On Aug. 28, 1955, two White men named Roy Bryant and J.W. Milam abducted, tortured and lynched a 14-year-old Black boy named Emmett Till. Mamie Till Bradley, his mother, insisted on allowing the Chicago Defender, Jet magazine and other Black newspapers to run photos of his mutilated body, sparking outrage and galvanizing the “Emmett Till Generation” to fight racism and discrimination. Some historians characterize this tragic event as the beginning of the 20th-century movement for civil rights in the United States.

On Aug. 28, 1963, 100 years after the signing of the Emancipation Proclamation, approximately 250,000 people marched down Constitution and Independence Avenues to the Lincoln Memorial and into history to hear Dr. King proclaim the dream of a nation that would no longer practice Jim Crow segregation, deny citizens the right to vote or practice race discrimination in virtually every sector of social, economic and political life in the United States.


Barack Obama, the first Black President of the United States, was nominated by the Democratic Party in Denver, Colorado on Aug. 28, 2008.

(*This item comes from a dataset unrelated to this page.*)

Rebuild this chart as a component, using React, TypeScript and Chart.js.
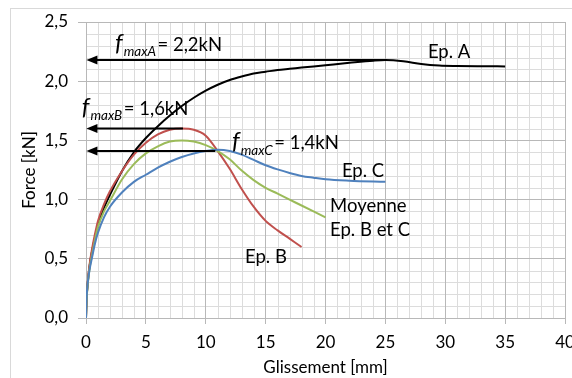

Following in this tradition, it is altogether fitting and proper that the nation should gather on Aug. 28, 2021, to march once again on Washington, to dramatize the struggle to secure the right to vote, guarantee fair election administration, an end to racial and political gerrymandering and to outlaw the obscene influence of money in U.S. politics.

Led by a coalition of the nation’s leading civil rights organizations, this March on Washington is not a march for Black people only, or women only, or only people of color. Everyone who believes in freedom, equality, equal opportunity, democracy and majority rule, should consider marching on Aug. 28.

Marching together, advocates and their allies can move us all closer to the ideal of a nation conceived by our mothers and fathers in liberty and dedicated to the proposition that all men and women are created equal.